Exactly repeat the material, dropping only the pictures.

Material:
▬▬▬▬▬▬
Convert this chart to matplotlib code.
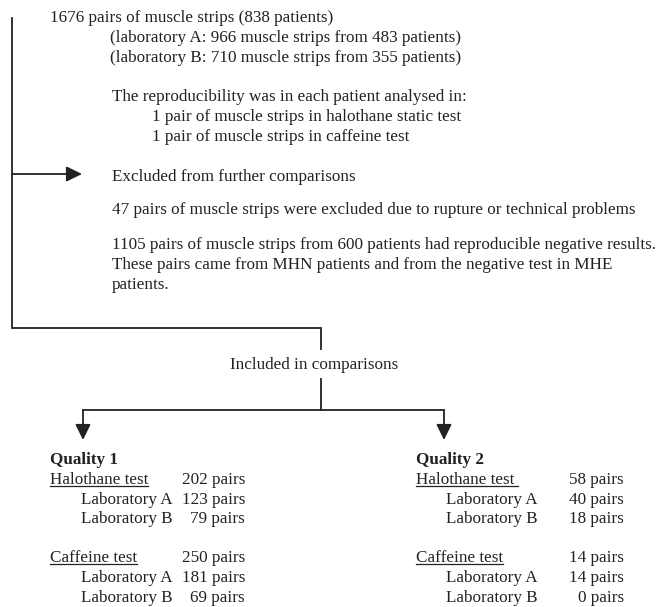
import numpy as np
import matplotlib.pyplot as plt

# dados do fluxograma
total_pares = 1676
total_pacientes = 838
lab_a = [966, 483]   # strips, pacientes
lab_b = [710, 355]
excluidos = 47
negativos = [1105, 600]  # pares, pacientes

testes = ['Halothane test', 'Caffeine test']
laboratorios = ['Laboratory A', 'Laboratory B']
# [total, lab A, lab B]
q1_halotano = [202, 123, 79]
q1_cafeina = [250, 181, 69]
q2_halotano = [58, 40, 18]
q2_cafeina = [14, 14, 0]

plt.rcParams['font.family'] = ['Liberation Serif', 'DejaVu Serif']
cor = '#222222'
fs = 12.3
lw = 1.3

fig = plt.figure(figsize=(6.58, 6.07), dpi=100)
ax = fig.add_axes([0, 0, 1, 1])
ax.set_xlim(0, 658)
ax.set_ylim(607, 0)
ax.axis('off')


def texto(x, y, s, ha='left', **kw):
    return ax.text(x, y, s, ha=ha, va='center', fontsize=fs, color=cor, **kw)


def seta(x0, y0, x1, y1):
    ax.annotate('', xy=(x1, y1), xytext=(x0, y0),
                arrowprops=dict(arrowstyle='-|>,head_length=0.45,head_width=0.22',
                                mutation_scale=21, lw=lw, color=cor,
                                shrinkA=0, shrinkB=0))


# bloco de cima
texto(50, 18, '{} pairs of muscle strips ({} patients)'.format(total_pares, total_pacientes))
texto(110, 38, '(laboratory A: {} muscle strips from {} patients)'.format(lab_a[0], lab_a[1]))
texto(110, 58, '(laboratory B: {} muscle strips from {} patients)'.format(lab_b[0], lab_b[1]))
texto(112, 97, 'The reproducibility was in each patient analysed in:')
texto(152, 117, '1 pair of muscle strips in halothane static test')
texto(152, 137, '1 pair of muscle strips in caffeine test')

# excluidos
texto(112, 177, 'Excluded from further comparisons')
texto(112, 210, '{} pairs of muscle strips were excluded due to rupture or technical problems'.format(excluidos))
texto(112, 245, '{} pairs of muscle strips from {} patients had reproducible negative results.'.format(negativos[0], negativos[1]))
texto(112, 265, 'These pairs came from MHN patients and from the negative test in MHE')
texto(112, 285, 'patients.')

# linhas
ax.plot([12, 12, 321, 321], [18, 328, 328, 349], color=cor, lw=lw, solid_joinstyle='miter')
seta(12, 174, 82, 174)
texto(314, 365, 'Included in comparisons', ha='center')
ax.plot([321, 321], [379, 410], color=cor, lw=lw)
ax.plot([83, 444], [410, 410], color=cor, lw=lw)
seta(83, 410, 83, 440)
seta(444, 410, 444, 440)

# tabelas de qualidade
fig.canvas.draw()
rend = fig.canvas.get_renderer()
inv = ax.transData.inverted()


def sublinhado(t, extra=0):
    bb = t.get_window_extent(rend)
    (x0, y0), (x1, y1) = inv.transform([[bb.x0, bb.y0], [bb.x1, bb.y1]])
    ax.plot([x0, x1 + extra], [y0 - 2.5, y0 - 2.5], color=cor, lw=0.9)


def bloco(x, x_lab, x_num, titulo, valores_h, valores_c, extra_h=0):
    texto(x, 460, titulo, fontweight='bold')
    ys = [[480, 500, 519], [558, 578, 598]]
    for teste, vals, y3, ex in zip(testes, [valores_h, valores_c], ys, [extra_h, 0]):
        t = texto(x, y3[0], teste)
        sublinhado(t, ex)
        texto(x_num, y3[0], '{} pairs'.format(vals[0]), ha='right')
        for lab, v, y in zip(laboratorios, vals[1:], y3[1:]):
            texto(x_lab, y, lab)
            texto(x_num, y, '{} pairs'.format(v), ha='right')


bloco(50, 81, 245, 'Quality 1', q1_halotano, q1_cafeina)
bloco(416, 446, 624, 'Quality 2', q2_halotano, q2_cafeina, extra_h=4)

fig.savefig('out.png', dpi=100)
▬▬▬▬▬▬
Finished answer:
Convert this chart to matplotlib code.
import numpy as np
import matplotlib.pyplot as plt

# dados do fluxograma
total_pares = 1676
total_pacientes = 838
lab_a = [966, 483]   # strips, pacientes
lab_b = [710, 355]
excluidos = 47
negativos = [1105, 600]  # pares, pacientes

testes = ['Halothane test', 'Caffeine test']
laboratorios = ['Laboratory A', 'Laboratory B']
# [total, lab A, lab B]
q1_halotano = [202, 123, 79]
q1_cafeina = [250, 181, 69]
q2_halotano = [58, 40, 18]
q2_cafeina = [14, 14, 0]

plt.rcParams['font.family'] = ['Liberation Serif', 'DejaVu Serif']
cor = '#222222'
fs = 12.3
lw = 1.3

fig = plt.figure(figsize=(6.58, 6.07), dpi=100)
ax = fig.add_axes([0, 0, 1, 1])
ax.set_xlim(0, 658)
ax.set_ylim(607, 0)
ax.axis('off')


def texto(x, y, s, ha='left', **kw):
    return ax.text(x, y, s, ha=ha, va='center', fontsize=fs, color=cor, **kw)


def seta(x0, y0, x1, y1):
    ax.annotate('', xy=(x1, y1), xytext=(x0, y0),
                arrowprops=dict(arrowstyle='-|>,head_length=0.45,head_width=0.22',
                                mutation_scale=21, lw=lw, color=cor,
                                shrinkA=0, shrinkB=0))


# bloco de cima
texto(50, 18, '{} pairs of muscle strips ({} patients)'.format(total_pares, total_pacientes))
texto(110, 38, '(laboratory A: {} muscle strips from {} patients)'.format(lab_a[0], lab_a[1]))
texto(110, 58, '(laboratory B: {} muscle strips from {} patients)'.format(lab_b[0], lab_b[1]))
texto(112, 97, 'The reproducibility was in each patient analysed in:')
texto(152, 117, '1 pair of muscle strips in halothane static test')
texto(152, 137, '1 pair of muscle strips in caffeine test')

# excluidos
texto(112, 177, 'Excluded from further comparisons')
texto(112, 210, '{} pairs of muscle strips were excluded due to rupture or technical problems'.format(excluidos))
texto(112, 245, '{} pairs of muscle strips from {} patients had reproducible negative results.'.format(negativos[0], negativos[1]))
texto(112, 265, 'These pairs came from MHN patients and from the negative test in MHE')
texto(112, 285, 'patients.')

# linhas
ax.plot([12, 12, 321, 321], [18, 328, 328, 349], color=cor, lw=lw, solid_joinstyle='miter')
seta(12, 174, 82, 174)
texto(314, 365, 'Included in comparisons', ha='center')
ax.plot([321, 321], [379, 410], color=cor, lw=lw)
ax.plot([83, 444], [410, 410], color=cor, lw=lw)
seta(83, 410, 83, 440)
seta(444, 410, 444, 440)

# tabelas de qualidade
fig.canvas.draw()
rend = fig.canvas.get_renderer()
inv = ax.transData.inverted()


def sublinhado(t, extra=0):
    bb = t.get_window_extent(rend)
    (x0, y0), (x1, y1) = inv.transform([[bb.x0, bb.y0], [bb.x1, bb.y1]])
    ax.plot([x0, x1 + extra], [y0 - 2.5, y0 - 2.5], color=cor, lw=0.9)


def bloco(x, x_lab, x_num, titulo, valores_h, valores_c, extra_h=0):
    texto(x, 460, titulo, fontweight='bold')
    ys = [[480, 500, 519], [558, 578, 598]]
    for teste, vals, y3, ex in zip(testes, [valores_h, valores_c], ys, [extra_h, 0]):
        t = texto(x, y3[0], teste)
        sublinhado(t, ex)
        texto(x_num, y3[0], '{} pairs'.format(vals[0]), ha='right')
        for lab, v, y in zip(laboratorios, vals[1:], y3[1:]):
            texto(x_lab, y, lab)
            texto(x_num, y, '{} pairs'.format(v), ha='right')


bloco(50, 81, 245, 'Quality 1', q1_halotano, q1_cafeina)
bloco(416, 446, 624, 'Quality 2', q2_halotano, q2_cafeina, extra_h=4)

fig.savefig('out.png', dpi=100)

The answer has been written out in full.